When you’re cornered, when you’ve tried all the tricks in your locker and they haven’t worked, there aren’t many ways left to wriggle. You can spin the story within the story. I’d done that, and it hadn’t worked. You can try a partial hangout and hope it ends there. I’d done that too, but it hadn’t ended there. So you accept that you’ve reached the end of the road, and the only option left to you is to be bold, tell the truth, or as little as you can get away with, and earn a few Brownie points for being a good boy—none of which struck me as a very likely outcome, but it might at least get me my passport back.

A Legacy of Spies is a defensive book, as well as a good one.
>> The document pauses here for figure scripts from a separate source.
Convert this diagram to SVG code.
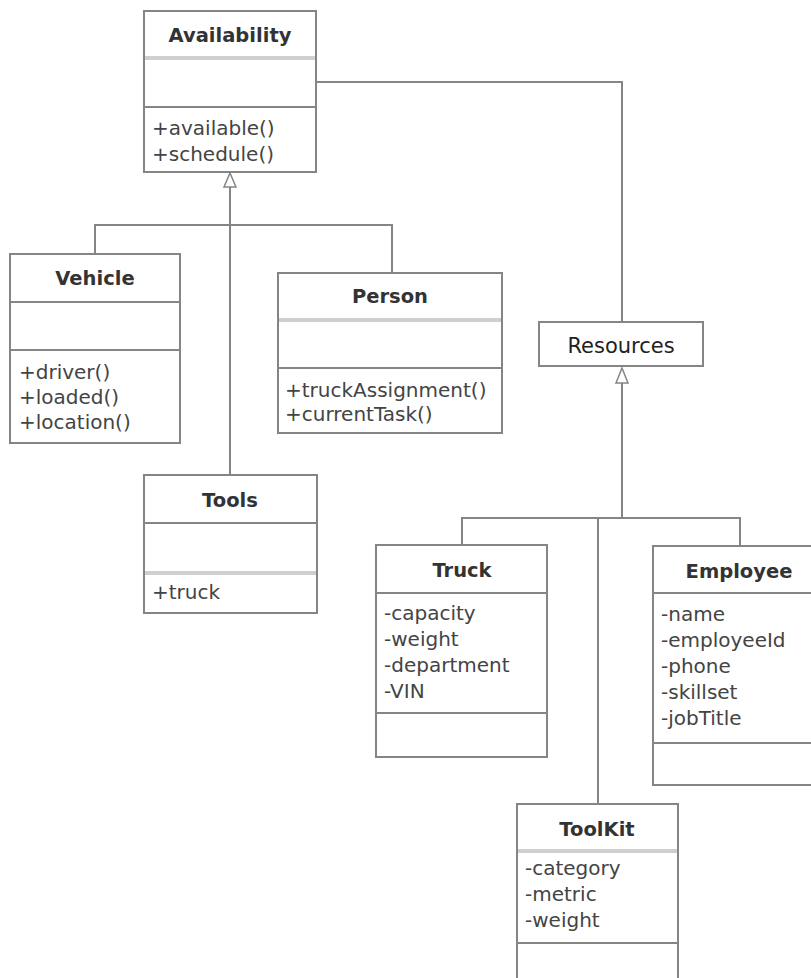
<svg xmlns="http://www.w3.org/2000/svg" width="811" height="978" viewBox="0 0 811 978">
<defs>
<style>
rect.box{fill:#fff;stroke:#858585;stroke-width:2}
line.sep{stroke:#858585;stroke-width:2}
line.lsep{stroke:#cfcfcf;stroke-width:4}
.conn path{fill:none;stroke:#858585;stroke-width:2}
.conn polygon{fill:#fff;stroke:#858585;stroke-width:1.5}
text{font-family:"DejaVu Sans","Noto Sans",sans-serif;font-size:20px;fill:#444}
text.t{font-weight:bold;font-size:19.5px;fill:#333;text-anchor:middle}
</style>
</defs>
<rect width="811" height="978" fill="#fff"/>
<g class="conn" id="connectors">
<path d="M316,82 H622 V322"/>
<path d="M95,254 V225 H392 V274"/>
<path d="M230,475 V187"/>
<polygon points="230,173 236,187 224,187"/>
<path d="M462,545 V518 H740 V546"/>
<path d="M598,804 V518"/>
<path d="M622,518 V383"/>
<polygon points="622,368 628,383 616,383"/>
</g>
<g id="Availability">
<rect class="box" x="144" y="11" width="172" height="161"/>
<line class="lsep" x1="145" y1="58" x2="315" y2="58"/>
<line class="sep" x1="144" y1="107" x2="316" y2="107"/>
<text class="t" x="230" y="42">Availability</text>
<text x="152" y="135">+available()</text>
<text x="152" y="161">+schedule()</text>
</g>
<g id="Vehicle">
<rect class="box" x="10" y="254" width="170" height="189"/>
<line class="sep" x1="10" y1="302" x2="180" y2="302"/>
<line class="sep" x1="10" y1="350" x2="180" y2="350"/>
<text class="t" x="95" y="285">Vehicle</text>
<text x="19" y="379">+driver()</text>
<text x="19" y="404">+loaded()</text>
<text x="19" y="429">+location()</text>
</g>
<g id="Person">
<rect class="box" x="278" y="273" width="224" height="160"/>
<line class="lsep" x1="279" y1="320" x2="501" y2="320"/>
<line class="sep" x1="278" y1="368" x2="502" y2="368"/>
<text class="t" x="390" y="303">Person</text>
<text x="285" y="397">+truckAssignment()</text>
<text x="285" y="421">+currentTask()</text>
</g>
<g id="Tools">
<rect class="box" x="144" y="475" width="173" height="138"/>
<line class="sep" x1="144" y1="523" x2="317" y2="523"/>
<line class="lsep" x1="145" y1="573" x2="316" y2="573"/>
<text class="t" x="230" y="507">Tools</text>
<text x="152" y="599">+truck</text>
</g>
<g id="Resources">
<rect class="box" x="539" y="322" width="164" height="44"/>
<text class="t" x="621" y="353" style="font-weight:normal;font-size:21px;fill:#222">Resources</text>
</g>
<g id="Truck">
<rect class="box" x="376" y="545" width="171" height="212"/>
<line class="sep" x1="376" y1="593" x2="547" y2="593"/>
<line class="sep" x1="376" y1="713" x2="547" y2="713"/>
<text class="t" x="462" y="577">Truck</text>
<text x="384" y="620">-capacity</text>
<text x="384" y="646">-weight</text>
<text x="384" y="672">-department</text>
<text x="384" y="698">-VIN</text>
</g>
<g id="Employee">
<rect class="box" x="653" y="546" width="170" height="239"/>
<line class="sep" x1="653" y1="593" x2="811" y2="593"/>
<line class="sep" x1="653" y1="743" x2="811" y2="743"/>
<text class="t" x="739" y="578">Employee</text>
<text x="661" y="621">-name</text>
<text x="661" y="647">-employeeId</text>
<text x="661" y="673">-phone</text>
<text x="661" y="699">-skillset</text>
<text x="661" y="725">-jobTitle</text>
</g>
<g id="ToolKit">
<rect class="box" x="517" y="804" width="161" height="190"/>
<line class="lsep" x1="518" y1="851" x2="677" y2="851"/>
<line class="sep" x1="517" y1="943" x2="678" y2="943"/>
<text class="t" x="597" y="836">ToolKit</text>
<text x="525" y="875">-category</text>
<text x="525" y="901">-metric</text>
<text x="525" y="927">-weight</text>
</g>
</svg>
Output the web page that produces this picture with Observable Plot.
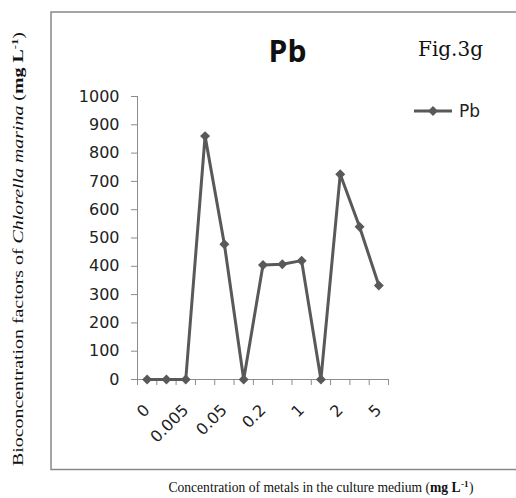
<!DOCTYPE html>
<html><head><meta charset="utf-8">
<script src="https://cdn.jsdelivr.net/npm/d3@7"></script>
<script src="https://cdn.jsdelivr.net/npm/@observablehq/plot@0.6"></script>
<style>
html,body{margin:0;padding:0;background:#fff;}
#wrap{position:relative;width:516px;height:498px;overflow:hidden;background:#fff;}
#wrap svg{position:absolute;left:0;top:0;}
</style></head><body><div id="wrap"></div>
<script>
// ---- data ----
const seriesName = "Pb";
const xLabels = ["0", "0.005", "0.05", "0.2", "1", "2", "5"]; // shown at every other point
const pbValues = [0, 0, 0, 860, 478, 0, 405, 407, 420, 0, 725, 540, 332];
const yTicks = [0, 100, 200, 300, 400, 500, 600, 700, 800, 900, 1000];
const titleText = "Pb";
const figText = "Fig.3g";

const W = 516, H = 498;
const lineColor = "#595959";
const axisColor = "#8c8c8c";

const idx = pbValues.map((_, i) => i);
const boundaries = d3.range(0, pbValues.length + 1).map(i => i - 0.5);
const labelTicks = xLabels.map((_, k) => 2 * k);

const chart = Plot.plot({
  width: W, height: H,
  marginLeft: 137, marginRight: 128, marginTop: 96, marginBottom: 119,
  style: {fontFamily: "DejaVu Sans, sans-serif", fontSize: "16px", color: "#222", background: "transparent"},
  x: {type: "linear", domain: [-0.5, pbValues.length - 0.5]},
  y: {domain: [0, 1000]},
  marks: [
    Plot.ruleY([0], {stroke: axisColor}),
    Plot.ruleX([-0.5], {stroke: axisColor}),
    Plot.axisY({ticks: yTicks, tickSize: 6, tickPadding: 12, stroke: axisColor, tickFormat: d => String(d), label: null}),
    Plot.axisX({ticks: boundaries, tickSize: 6, tickFormat: () => "", stroke: axisColor, label: null}),
    Plot.axisX({ticks: labelTicks, tickSize: 0, tickPadding: 28, tickRotate: -45,
                tickFormat: i => xLabels[Math.round(i / 2)], label: null}),
    Plot.line(pbValues, {x: (d, i) => idx[i], y: d => d, stroke: lineColor, strokeWidth: 3}),
    Plot.dot(pbValues, {x: (d, i) => idx[i], y: d => d, symbol: "diamond2", r: 4.5, fill: lineColor, stroke: "none"})
  ]
});
const wrap = document.getElementById("wrap");
wrap.appendChild(chart);

// ---- annotations overlay (frame, titles, legend, axis titles) ----
const ov = d3.create("svg").attr("width", W).attr("height", H).attr("viewBox", `0 0 ${W} ${H}`);
ov.append("rect").attr("x", 51).attr("y", 12).attr("width", 520).attr("height", 457.5)
  .attr("fill", "none").attr("stroke", "#888").attr("stroke-width", 1.5);

ov.append("text").attr("x", 287.5).attr("y", 62).attr("text-anchor", "middle")
  .attr("font-family", "Open Sans, sans-serif").attr("font-weight", "bold").attr("font-size", 30)
  .attr("fill", "#111").text(titleText);

ov.append("text").attr("x", 418).attr("y", 56)
  .attr("font-family", "DejaVu Serif, serif").attr("font-size", 20)
  .attr("fill", "#111").text(figText);

// legend
const lg = ov.append("g");
lg.append("line").attr("x1", 414).attr("x2", 452).attr("y1", 111).attr("y2", 111)
  .attr("stroke", lineColor).attr("stroke-width", 3);
lg.append("path").attr("d", d3.symbol(d3.symbolDiamond2, Math.PI * 4.5 * 4.5)())
  .attr("transform", "translate(433,111)").attr("fill", lineColor);
lg.append("text").attr("x", 459).attr("y", 117).attr("font-family", "DejaVu Sans, sans-serif")
  .attr("font-size", 17).attr("fill", "#222").text(seriesName);

// y axis title
const yt = ov.append("text").attr("transform", "translate(23,249) rotate(-90)")
  .attr("text-anchor", "middle").attr("font-family", "Liberation Serif, Times New Roman, serif")
  .attr("font-size", 14).attr("fill", "#111")
  .attr("textLength", 434).attr("lengthAdjust", "spacingAndGlyphs");
yt.append("tspan").text("Bioconcentration factors of ");
yt.append("tspan").attr("font-style", "italic").text("Chlorella marina");
yt.append("tspan").text(" (");
yt.append("tspan").attr("font-weight", "bold").text("mg L");
yt.append("tspan").attr("font-weight", "bold").attr("font-size", 9).attr("dy", -5).text("-1");
yt.append("tspan").attr("dy", 5).text(")");

// x axis title
const xt = ov.append("text").attr("x", 321).attr("y", 492)
  .attr("text-anchor", "middle").attr("font-family", "Liberation Serif, Times New Roman, serif")
  .attr("font-size", 13.6).attr("fill", "#111");
xt.append("tspan").text("Concentration of metals in the culture medium (");
xt.append("tspan").attr("font-weight", "bold").text("mg L");
xt.append("tspan").attr("font-weight", "bold").attr("font-size", 9).attr("dy", -5).attr("dx", 0.5).text("-1");
xt.append("tspan").attr("dy", 5).attr("dx", 0.5).text(")");

wrap.appendChild(ov.node());
</script>
</body></html>
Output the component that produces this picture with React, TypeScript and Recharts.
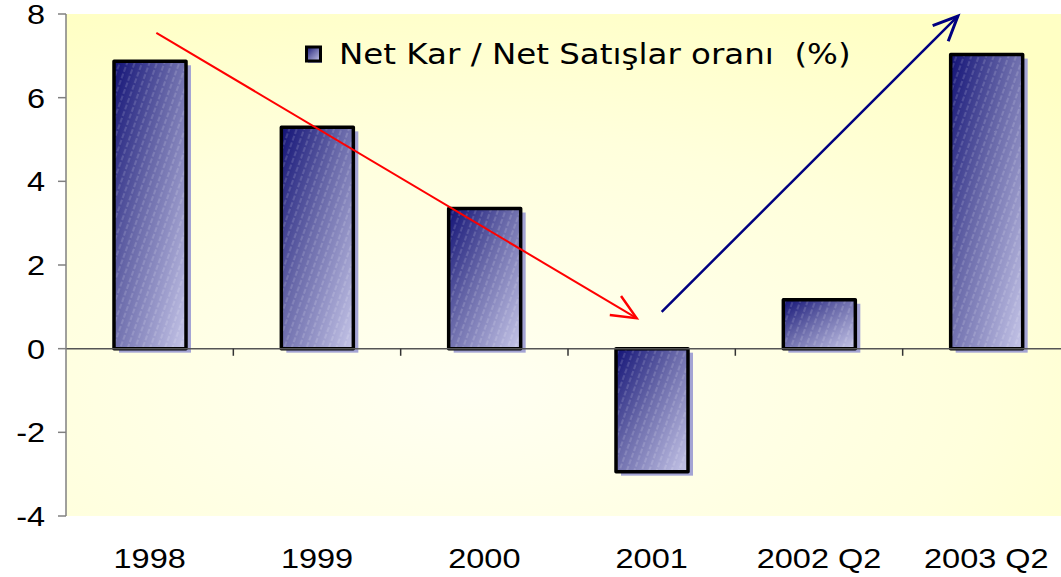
import React from "react";
import { BarChart, Bar, XAxis, YAxis, CartesianGrid, ReferenceLine } from "recharts";

const categories = ["1998", "1999", "2000", "2001", "2002 Q2", "2003 Q2"];
const ratios = [6.87, 5.29, 3.35, -2.94, 1.17, 7.03];
const yTicks = [-4, -2, 0, 2, 4, 6, 8];
const boundaries = [0.5, 1.5, 2.5, 3.5, 4.5];
const redArrow = [{ x: 0.04, y: 7.55 }, { x: 2.91, y: 0.73 }];
const blueArrow = [{ x: 3.06, y: 0.88 }, { x: 4.83, y: 7.95 }];
const legendLabel = "Net Kar / Net Satışlar oranı  (%)";

const data = categories.map((name, i) => ({ name, value: ratios[i], idx: i }));

const STRETCH = 1.16;

const BarShape = (p: any) => {
  const { x, y, width, height } = p;
  const top = Math.min(y, y + height);
  const h = Math.abs(height);
  return (
    <g>
      <rect x={x + 5} y={top + 4} width={width} height={h} fill="#a4a4d4" />
      <rect x={x} y={top} width={width} height={h} fill="url(#barGrad)" />
      <rect x={x} y={top} width={width} height={h} fill="url(#stripes)" />
      <rect x={x} y={top} width={width} height={h} fill="none" stroke="#000" strokeWidth={3.5} strokeLinejoin="round" />
    </g>
  );
};

const Arrow = (p: any) => {
  const { x1, y1, x2, y2, stroke, strokeWidth } = p;
  const ang = Math.atan2(y2 - y1, x2 - x1);
  const len = 27;
  const spread = 0.42;
  const a1x = x2 - len * Math.cos(ang - spread);
  const a1y = y2 - len * Math.sin(ang - spread);
  const a2x = x2 - len * Math.cos(ang + spread);
  const a2y = y2 - len * Math.sin(ang + spread);
  return (
    <g>
      <line x1={x1} y1={y1} x2={x2} y2={y2} stroke={stroke} strokeWidth={strokeWidth} />
      <polyline
        points={`${a1x},${a1y} ${x2},${y2} ${a2x},${a2y}`}
        fill="none"
        stroke={stroke}
        strokeWidth={strokeWidth + 0.5}
        strokeLinejoin="miter"
      />
    </g>
  );
};

const YTick = ({ x, y, payload }: any) => (
  <g transform={`translate(${x},${y})`}>
    <text transform={`scale(${STRETCH},1)`} textAnchor="end" dy="0.36em" fontSize={28} fontFamily="Liberation Sans, Arial" fill="#000">
      {payload.value}
    </text>
  </g>
);

const XTick = ({ x, y, payload }: any) => (
  <g transform={`translate(${x},${y})`}>
    <text transform={`scale(${STRETCH},1)`} textAnchor="middle" dy="0.71em" fontSize={28} fontFamily="Liberation Sans, Arial" fill="#000">
      {payload.value}
    </text>
  </g>
);

export default function App() {
  return (
    <div style={{ position: "absolute", left: 0, top: 0, width: 1061, height: 577, overflow: "hidden", background: "#fff" }}>
      <BarChart width={1070} height={577} data={data} margin={{ top: 14, right: 0, bottom: 0, left: 0 }} barSize={72}>
        <defs>
          <radialGradient id="bgGrad" cx="0.4" cy="0.75" r="0.85">
            <stop offset="0" stopColor="#fffff2" />
            <stop offset="0.6" stopColor="#ffffdc" />
            <stop offset="1" stopColor="#ffffc4" />
          </radialGradient>
          <linearGradient id="barGrad" x1="0" y1="0" x2="1" y2="1">
            <stop offset="0" stopColor="#121276" />
            <stop offset="0.45" stopColor="#6a6aaa" />
            <stop offset="1" stopColor="#c6c6e8" />
          </linearGradient>
          <pattern id="stripes" patternUnits="userSpaceOnUse" width="7" height="7" patternTransform="rotate(20)">
            <line x1="1" y1="0" x2="1" y2="7" stroke="#ffffff" strokeOpacity={0.28} strokeWidth={1} strokeDasharray="4 2" />
          </pattern>
        </defs>
        <CartesianGrid horizontal={false} vertical={false} fill="url(#bgGrad)" />
        <XAxis
          dataKey="name"
          axisLine={false}
          tickLine={false}
          tickSize={6}
          tickMargin={26}
          height={61}
          interval={0}
          tick={<XTick />}
        />
        <XAxis xAxisId="num" type="number" dataKey="idx" domain={[-0.5, 5.5]} hide />
        <YAxis
          domain={[-4, 8]}
          ticks={yTicks}
          width={66}
          tickSize={8}
          tickMargin={13}
          axisLine={{ stroke: "#808080", strokeWidth: 1.5 }}
          tickLine={{ stroke: "#808080", strokeWidth: 1.5 }}
          tick={<YTick />}
          interval={0}
        />
        <Bar dataKey="value" shape={<BarShape />} isAnimationActive={false} />
        <ReferenceLine y={0} stroke="#555" strokeWidth={1.5} />
        {boundaries.map((b) => (
          <ReferenceLine
            key={b}
            xAxisId="num"
            segment={[{ x: b, y: 0 }, { x: b, y: -0.17 }]}
            stroke="#333"
            strokeWidth={1.5}
          />
        ))}
        <ReferenceLine xAxisId="num" segment={redArrow} stroke="#ff0000" strokeWidth={2} shape={Arrow} />
        <ReferenceLine xAxisId="num" segment={blueArrow} stroke="#000080" strokeWidth={2.5} shape={Arrow} />
      </BarChart>
      <div style={{ position: "absolute", left: 305, top: 38, display: "flex", alignItems: "center" }}>
        <svg width={20} height={20} style={{ marginRight: 14 }}>
          <rect x={3} y={4} width={14} height={14} fill="#a4a4d4" />
          <rect x={1.5} y={2} width={14} height={14} fill="url(#barGrad)" stroke="#000" strokeWidth={3} />
        </svg>
        <span
          style={{
            fontFamily: "DejaVu Sans, Verdana, sans-serif",
            fontSize: 28,
            whiteSpace: "pre",
            transform: `scaleX(${STRETCH})`,
            transformOrigin: "left center",
            color: "#000",
            lineHeight: "34px",
          }}
        >
          {legendLabel}
        </span>
      </div>
    </div>
  );
}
John le Carré is of course a pseudonym for David Cornwell, himself a former consul of the Secret Intelligence Service, and if we sense Cornwell “wriggling” behind his disguise, it is because he knows that stories can kill, politics co-ops the language of sensationalist fiction, and that the abuses of the globalist West are propped up by legends of Reagan/Thatcher Cold War moxie.

Le Carré appears to object to the elimination of shades of gray in this stark new world.

Much of le Carré’s recent output—notably 2008’s A Most Wanted Man—features the sniffy old guard of European foreign intelligence exhausted by bumbling War on Terror yahoos. And there is a whiff of self-reproach in Smiley’s lament that “[w]e were never pitiless. We had the larger pity. Arguably it was misplaced. Certainly it was futile. We know that now. We did not know it then.” But there is also an indignation that the past should be so uncharitably rummaged through by these up-jumped elitists; Guillam’s uneasy navigation between rationalization and the official record recalls the author’s own recoil at John le Carré: The Biography, at one point telling its author Adam Sisman, “So far as I can gather, it’s going to be all warts and no all,” before releasing his own score-settling memoir, The Pigeon Tunnel, just twelve months later. It’s not just fuddy-duddy notions of propriety that le Carré appears to object to either, it’s the elimination of shades of gray in this stark new world where partisanship trumps patriotism and implication overshadows the individual actions by which an individual used to be judged.

He has a point. John le Carré’s best work pretended to amorality. Clearing out anything resembling a coherent political critique made room both for the reader and for characters who were so much more than carriers for sectarian commentary. His masterpiece The Little Drummer Girl, with its Mossad-driven plot and indoctrination of a flighty left-wing prima donna into a hardened honey trap forced to become bait for a Palestinian terrorist, would be all-but-inconceivable today. But the depth of character that le Carré is able to wring out of internal contradictions doesn’t just give Flaubert a run for his money—it makes the human being a model of the state in miniature. A Legacy of Spies doesn’t quite rise to the same heights, but it at least holds its backward-looking characters accountable for their yearning after some peace of mind, which for modern readers is as much an impossible dream as James Bond. As in the best of le Carré, the human is discernible inside the machine, even if, for le Carré, it is clear that England is as real as the god of Graham Greene. Books like A Legacy of Spies are worth it because they show how transitory such values really are, and what it might be like to believe in something greater than the self. We won’t write books like it for much longer.